Pues bien, tres meses después, en marzo del 76, se produjo lo previsto: antes de que la sociedad se disgregara —como él decía— sobrevino la instauración del orden. Pero esa política ocasional del orden, inevitable, aún espera que se defina y se ponga en marcha la otra política, la que sirva para conducir y orientar el cambio incontenible: el del reemplazo de la vieja sociedad por una nueva que sigue empujando por nacer en la Argentina. No hacerlo significaría retornar tarde o temprano a la misma crisis, reincidir en el error y —como decía Romero— pagar un precio cada vez más caro.
Estas advertencias, que los viejos políticos no siempre se atreven a hacer, fueron lanzadas a su hora exacta por José Luis Romero, el más significativo pensador argentino de las últimas décadas. Están allí, intactas, y forman parte de su copioso legado, junto a sus escritos, sus investigaciones y su indeclinable conducta cívica.

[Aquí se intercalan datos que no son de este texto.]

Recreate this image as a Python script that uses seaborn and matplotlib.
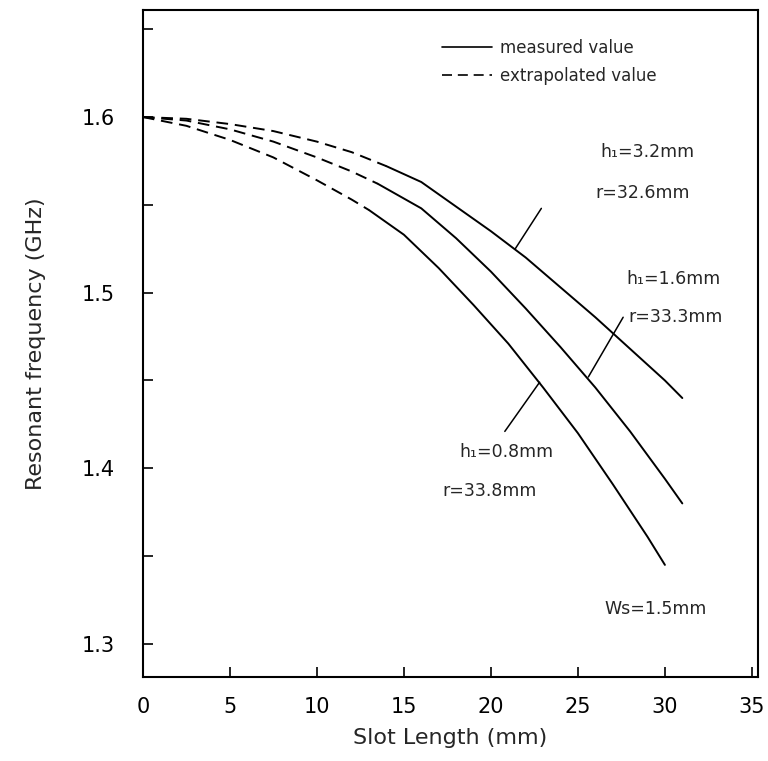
import numpy as np
import pandas as pd
import matplotlib
matplotlib.use('Agg')
import matplotlib.pyplot as plt
from matplotlib.lines import Line2D
import seaborn as sns

# slot length (mm) and resonant frequency (GHz) for each substrate
x_h32 = [0, 2.5, 5, 7.5, 10, 12, 14, 16, 18, 20, 22, 24, 26, 28, 30, 31]
y_h32 = [1.600, 1.599, 1.596, 1.592, 1.586, 1.580, 1.572, 1.563, 1.549, 1.535,
         1.520, 1.503, 1.486, 1.468, 1.450, 1.440]
x_h16 = [0, 2.5, 5, 7.5, 10, 12, 13.5, 16, 18, 20, 22, 24, 26, 28, 30, 31]
y_h16 = [1.600, 1.598, 1.593, 1.586, 1.577, 1.569, 1.562, 1.548, 1.531, 1.512,
         1.491, 1.469, 1.446, 1.421, 1.394, 1.380]
x_h08 = [0, 2.5, 5, 7.5, 10, 12, 13, 15, 17, 19, 21, 23, 25, 27, 29, 30]
y_h08 = [1.600, 1.595, 1.587, 1.577, 1.564, 1.553, 1.547, 1.533, 1.514, 1.493,
         1.471, 1.446, 1.420, 1.391, 1.361, 1.345]
# measured data starts at these slot lengths, below is extrapolated
measured_from = [14, 13.5, 13]
curve_names = ["h3.2", "h1.6", "h0.8"]

x_ticks = [0, 5, 10, 15, 20, 25, 30, 35]
y_ticks = [1.3, 1.4, 1.5, 1.6]
y_minor = [1.35, 1.45, 1.55, 1.65]

rows = []
for name, xs, ys, x0 in zip(curve_names, [x_h32, x_h16, x_h08],
                            [y_h32, y_h16, y_h08], measured_from):
    for x, y in zip(xs, ys):
        if x <= x0:
            rows.append([name + "_e", "extrapolated value", x, y])
        if x >= x0:
            rows.append([name + "_m", "measured value", x, y])
df = pd.DataFrame(rows, columns=["seg", "kind", "x", "y"])

sns.set_style("ticks")
plt.rcParams['font.family'] = ['DejaVu Sans']

fig, ax = plt.subplots(figsize=(7.68, 7.61), dpi=100)
fig.subplots_adjust(left=0.186, right=0.987, bottom=0.110, top=0.987)

sns.lineplot(data=df, x="x", y="y", style="kind", units="seg", estimator=None,
             color="black", lw=1.4, sort=False, legend=False,
             style_order=["measured value", "extrapolated value"],
             dashes={"measured value": "", "extrapolated value": (6, 3.5)}, ax=ax)

ax.set_xlim(0, 35.35)
ax.set_ylim(1.281, 1.661)
ax.set_xticks(x_ticks)
ax.set_yticks(y_ticks)
ax.set_yticks(y_minor, minor=True)
ax.set_yticklabels([f"{v:.1f}" for v in y_ticks])
ax.tick_params(axis="both", which="both", direction="in", length=7, width=1.2,
               labelsize=15, colors="black")
ax.tick_params(axis="y", pad=20)
ax.tick_params(axis="x", pad=14)
for sp in ax.spines.values():
    sp.set_linewidth(1.5)
    sp.set_color("black")

ax.set_xlabel("Slot Length (mm)", fontsize=16, labelpad=8)
ax.set_ylabel("Resonant frequency (GHz)", fontsize=16, labelpad=26)

handles = [Line2D([], [], color="black", lw=1.2),
           Line2D([], [], color="black", lw=1.2, dashes=(6, 3.5))]
ax.legend(handles, ["measured value", "extrapolated value"], frameon=False,
          loc="upper left", bbox_to_anchor=(0.486, 0.957), borderpad=0,
          borderaxespad=0, fontsize=12, handlelength=3.0, handletextpad=0.5,
          labelspacing=0.6)

line_kw = dict(arrowprops=dict(arrowstyle="-", color="black", lw=1.1,
                               shrinkA=0, shrinkB=0))
ax.annotate("", xy=(21.4, 1.525), xytext=(22.9, 1.548), **line_kw)
ax.text(26.3, 1.580, "h₁=3.2mm", fontsize=12.5, va="center")
ax.text(26.0, 1.557, "r=32.6mm", fontsize=12.5, va="center")

ax.annotate("", xy=(25.6, 1.452), xytext=(27.6, 1.486), **line_kw)
ax.text(27.8, 1.508, "h₁=1.6mm", fontsize=12.5, va="center")
ax.text(27.9, 1.486, "r=33.3mm", fontsize=12.5, va="center")

ax.annotate("", xy=(22.8, 1.449), xytext=(20.8, 1.421), **line_kw)
ax.text(18.2, 1.409, "h₁=0.8mm", fontsize=12.5, va="center")
ax.text(17.2, 1.387, "r=33.8mm", fontsize=12.5, va="center")

ax.text(26.5, 1.320, "Ws=1.5mm", fontsize=12.5, va="center")

fig.savefig("out.png", dpi=100)
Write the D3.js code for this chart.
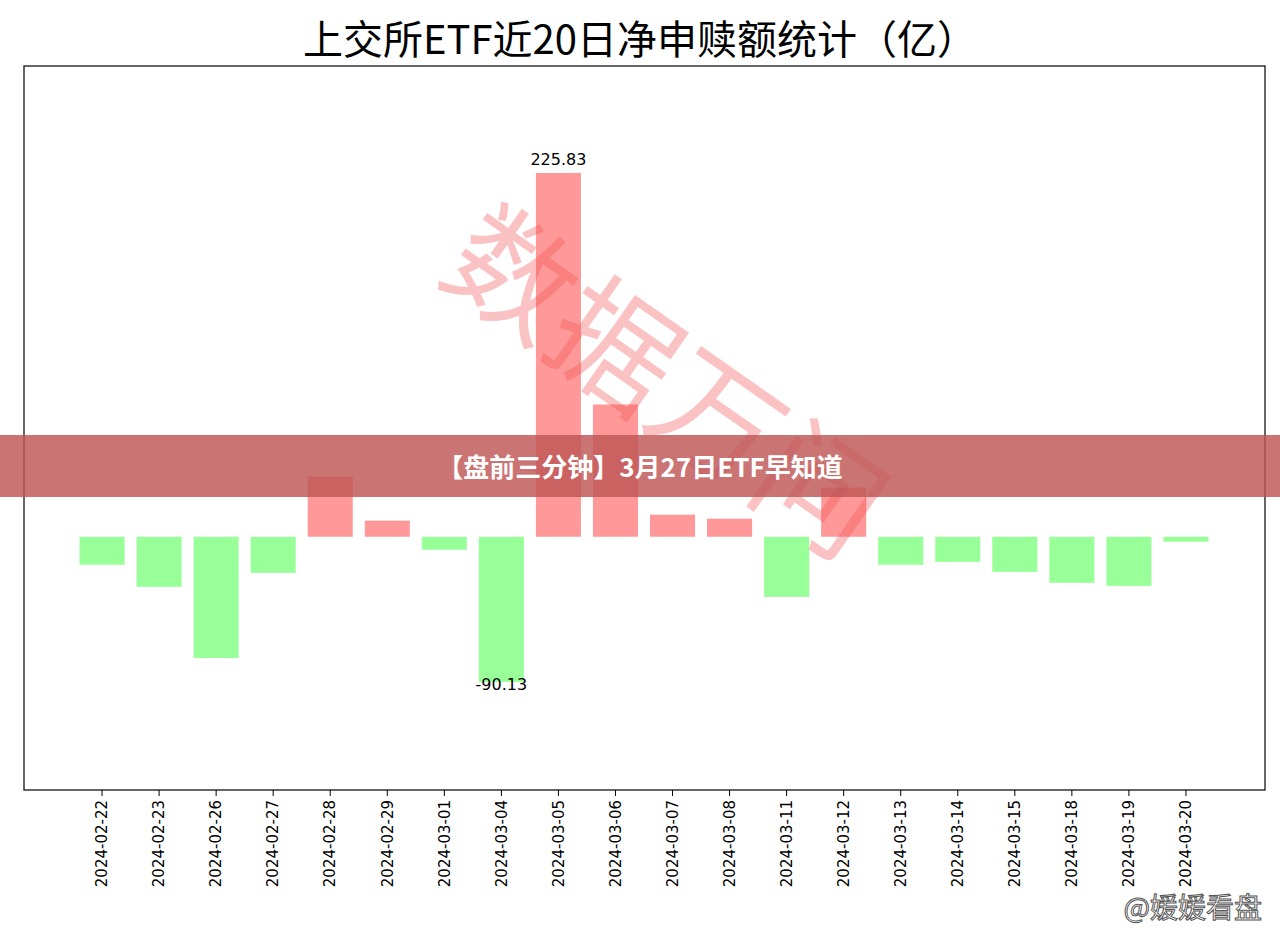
<!DOCTYPE html>
<html><head><meta charset="utf-8">
<script src="https://cdn.jsdelivr.net/npm/d3@7"></script>
<style>body{margin:0;background:#fff}</style></head>
<body><svg id="c" width="1280" height="933"></svg>
<script>
const dates=["2024-02-22","2024-02-23","2024-02-26","2024-02-27","2024-02-28","2024-02-29","2024-03-01","2024-03-04","2024-03-05","2024-03-06","2024-03-07","2024-03-08","2024-03-11","2024-03-12","2024-03-13","2024-03-14","2024-03-15","2024-03-18","2024-03-19","2024-03-20"];
const values=[-17.4,-31.1,-75.3,-22.4,37.3,10.0,-8.1,-90.13,225.83,82.1,13.7,11.2,-37.3,30.5,-17.4,-15.6,-21.8,-28.6,-30.5,-3.1];
const svg=d3.select("#c");
const L=24,R=1265,T=66,B=790;
const x=d3.scaleBand().domain(dates).range([79.5,1208.5]).paddingInner(0.21).paddingOuter(0);
const y=d3.scaleLinear().domain([-157.2,292.2]).range([B,T]);
const font="'Noto Sans CJK SC','DejaVu Sans',sans-serif";
svg.append("text").attr("x",640).attr("y",54).attr("text-anchor","middle").attr("font-size",40).attr("font-family",font).text("上交所ETF近20日净申赎额统计（亿）");
svg.selectAll("rect.bar").data(dates).join("rect").attr("class","bar")
 .attr("x",d=>x(d)).attr("width",x.bandwidth())
 .attr("y",(d,i)=>y(Math.max(0,values[i]))).attr("height",(d,i)=>Math.abs(y(values[i])-y(0)))
 .attr("fill",(d,i)=>values[i]>=0?"#ff9999":"#99ff99");
const maxI=values.indexOf(d3.max(values)),minI=values.indexOf(d3.min(values));
svg.append("text").attr("x",x(dates[maxI])+x.bandwidth()/2).attr("y",y(values[maxI])-8).attr("text-anchor","middle").attr("font-size",16).attr("font-family","DejaVu Sans").text(values[maxI].toFixed(2));
svg.append("text").attr("x",x(dates[minI])+x.bandwidth()/2).attr("y",y(values[minI])-4).attr("text-anchor","middle").attr("font-size",16).attr("font-family","DejaVu Sans").attr("dominant-baseline","hanging").text(values[minI].toFixed(2));
svg.append("rect").attr("x",L).attr("y",T).attr("width",R-L).attr("height",B-T).attr("fill","none").attr("stroke","#000").attr("stroke-width",1.2);
const ax=svg.append("g").attr("transform",`translate(0,${B})`).call(d3.axisBottom(x).tickSizeOuter(0).tickSize(6));
ax.select(".domain").remove();
ax.selectAll("text").attr("font-size",15).attr("font-family","DejaVu Sans").attr("transform","rotate(-90)").attr("text-anchor","end").attr("x",-10).attr("y",0).attr("dy","0.35em");
// watermark
svg.append("text").attr("transform","translate(640,420) rotate(35)").attr("text-anchor","middle").attr("font-size",125).attr("font-family",font).attr("fill","rgba(240,80,80,0.35)").text("数据万问");
// banner
svg.append("rect").attr("x",0).attr("y",435).attr("width",1280).attr("height",62).attr("fill","rgba(190,85,85,0.82)");
svg.append("text").attr("x",640).attr("y",477).attr("text-anchor","middle").attr("font-size",26).attr("font-weight","bold").attr("font-family",font).attr("fill","#fff").text("【盘前三分钟】3月27日ETF早知道");
svg.append("text").attr("x",1262).attr("y",918).attr("text-anchor","end").attr("font-size",28).attr("font-family",font).attr("fill","#fff").attr("stroke","#555").attr("stroke-width",1).text("@媛媛看盘");
</script></body></html>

La nueva generación de intelectuales que aman como él la libertad de pensamiento y la dignidad humana, que creen como él en la ciencia y en la democracia —a pesar de todo—. y que aspiran como él a construir un país fuerte, con una sociedad justa y libre, tienen ahora ante sí un formidable desafío: continuar su obra. E intentar superar al maestro, que fue lo que él hizo.